- **Your instructions**:
Retype the opening lines of the data exactly, stopping after the line that contains "import * as". Skip every picture.

- **Information shown**:
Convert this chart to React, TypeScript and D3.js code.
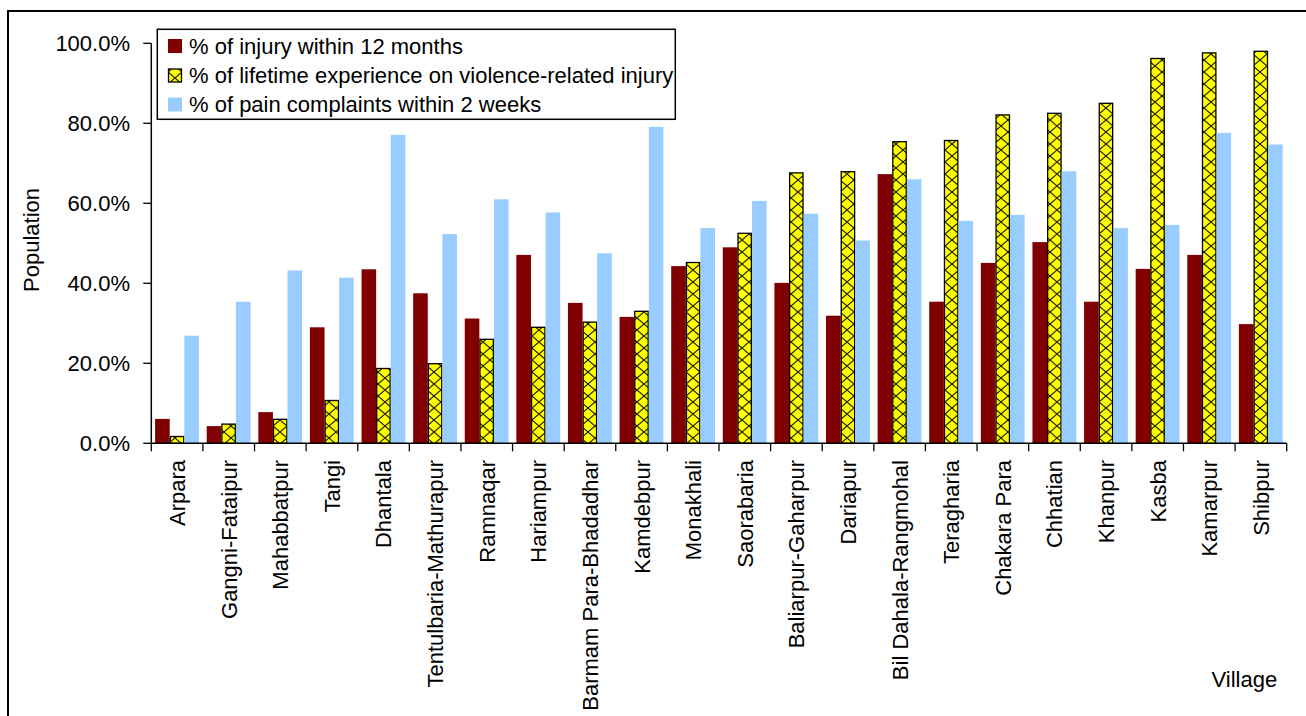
import React from "react";
import * as d3 from "d3";

// Villages along the x axis
const villages = [
  "Arpara", "Gangni-Fataipur", "Mahabbatpur", "Tangi", "Dhantala",
  "Tentulbaria-Mathurapur", "Ramnaqar", "Hariampur", "Barmam Para-Bhadadhar",
  "Kamdebpur", "Monakhali", "Saorabaria", "Baliarpur-Gaharpur", "Dariapur",
  "Bil Dahala-Rangmohal", "Teragharia", "Chakara Para", "Chhatian", "Khanpur",
  "Kasba", "Kamarpur", "Shibpur",
];

// Percentages per village
const injury12Months = [
  6.1, 4.3, 7.8, 29.0, 43.5, 37.5, 31.2, 47.1, 35.1, 31.6, 44.3,
  49.0, 40.1, 31.9, 67.3, 35.4, 45.1, 50.3, 35.4, 43.6, 47.1, 29.8,
];
const lifetimeViolence = [
  1.7, 4.8, 6.0, 10.7, 18.7, 19.9, 26.0, 29.0, 30.3, 33.0, 45.2,
  52.5, 67.6, 67.9, 75.4, 75.7, 82.1, 82.5, 85.0, 96.2, 97.6, 98.0,
];
const painComplaints = [
  26.9, 35.4, 43.2, 41.4, 77.1, 52.3, 61.0, 57.7, 47.5, 79.1, 53.8,
  60.6, 57.4, 50.7, 66.0, 55.6, 57.1, 68.0, 53.8, 54.6, 77.6, 74.7,
];

const seriesLabels = [
  "% of injury within 12 months",
  "% of lifetime experience on violence-related injury",
  "% of pain complaints within 2 weeks",
];
const yTicks = [0, 20, 40, 60, 80, 100];

const W = 1306;
const H = 716;
const FONT = "'Liberation Sans', Arial, Helvetica, sans-serif";
const FS = 22;

const series = [
  { key: "injury", label: seriesLabels[0], values: injury12Months, fill: "#800000", hatch: false },
  { key: "lifetime", label: seriesLabels[1], values: lifetimeViolence, fill: "#FFFF00", hatch: true },
  { key: "pain", label: seriesLabels[2], values: painComplaints, fill: "#99CCFF", hatch: false },
];

export default function App() {
  const left = 151.3;
  const right = 1286.7;
  const bottom = 443.3;
  const top = 43.3;

  const x = d3.scaleBand<string>().domain(villages).range([left, right]).padding(0);
  const bw = x.bandwidth();
  const xSub = d3
    .scaleBand<string>()
    .domain(series.map((s) => s.key))
    .range([3.8, bw - 4])
    .padding(0);
  const y = d3.scaleLinear().domain([0, 100]).range([bottom, top]);
  const fmt = (v: number) => d3.format(".1f")(v) + "%";

  const boundaries = d3.range(villages.length + 1).map((i) => left + i * bw);

  const legendX = 157.3;
  const legendY = 29.3;
  const legendRows = [46, 75.5, 104.5];

  return (
    <svg
      width={W}
      height={H}
      style={{ position: "fixed", left: 0, top: 0, background: "#fff" }}
      fontFamily={FONT}
    >
      <defs>
        <pattern id="trellis" patternUnits="userSpaceOnUse" width="14" height="12">
          <rect width="14" height="12" fill="#FFFF00" />
          <path d="M0,0 L14,12 M14,0 L0,12" stroke="#1a1a00" strokeWidth="1.1" fill="none" />
        </pattern>
      </defs>

      {/* outer frame */}
      <path d={`M8,${H} L8,11 L${W},11`} stroke="#000" strokeWidth={2} fill="none" />

      {/* bars */}
      {series.map((s) => (
        <g key={s.key}>
          {villages.map((v, i) => {
            const x0 = (x(v) as number) + (xSub(s.key) as number);
            const w = xSub.bandwidth();
            const y0 = y(s.values[i]);
            const h = bottom - y0;
            return s.hatch ? (
              <rect
                key={v}
                x={x0 + 0.6}
                y={y0}
                width={w - 1.2}
                height={h}
                fill="url(#trellis)"
                stroke="#000"
                strokeWidth={1.3}
              />
            ) : (
              <rect key={v} x={x0} y={y0} width={w} height={h} fill={s.fill} />
            );
          })}
        </g>
      ))}

      {/* y axis */}
      <line x1={left} x2={left} y1={top} y2={bottom} stroke="#000" strokeWidth={1.5} />
      {yTicks.map((t) => (
        <g key={t}>
          <line x1={left - 8} x2={left} y1={y(t)} y2={y(t)} stroke="#000" strokeWidth={1.3} />
          <text x={130} y={y(t)} dy="0.36em" textAnchor="end" fontSize={FS} fill="#000">
            {fmt(t)}
          </text>
        </g>
      ))}

      {/* x axis */}
      <line x1={left} x2={right} y1={bottom} y2={bottom} stroke="#000" strokeWidth={1.5} />
      {boundaries.map((bx, i) => (
        <line key={i} x1={bx} x2={bx} y1={bottom} y2={bottom + 8} stroke="#000" strokeWidth={1.3} />
      ))}
      {villages.map((v) => {
        const cx = (x(v) as number) + bw / 2;
        const ty = 460;
        return (
          <text
            key={v}
            transform={`translate(${cx},${ty}) rotate(-90)`}
            dy="0.36em"
            textAnchor="end"
            fontSize={FS}
            fill="#000"
          >
            {v}
          </text>
        );
      })}

      {/* axis titles */}
      <text transform="translate(39,240) rotate(-90)" textAnchor="middle" fontSize={FS} fill="#000">
        Population
      </text>
      <text x={1211.5} y={686.5} fontSize={FS} fill="#000">
        Village
      </text>

      {/* legend */}
      <rect x={legendX} y={legendY} width={518} height={90} fill="#fff" stroke="#000" strokeWidth={1.5} />
      {series.map((s, i) => (
        <g key={s.key}>
          {s.hatch ? (
            <rect
              x={168.5}
              y={legendRows[i] - 6.5}
              width={13}
              height={13}
              fill="url(#trellis)"
              stroke="#000"
              strokeWidth={1.3}
            />
          ) : (
            <rect x={168} y={legendRows[i] - 7} width={14} height={14} fill={s.fill} />
          )}
          <text x={189} y={legendRows[i]} dy="0.36em" fontSize={FS} fill="#000">
            {s.label}
          </text>
        </g>
      ))}
    </svg>
  );
}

- **Answer to the task**:
Convert this chart to React, TypeScript and D3.js code.
import React from "react";
import * as d3 from "d3";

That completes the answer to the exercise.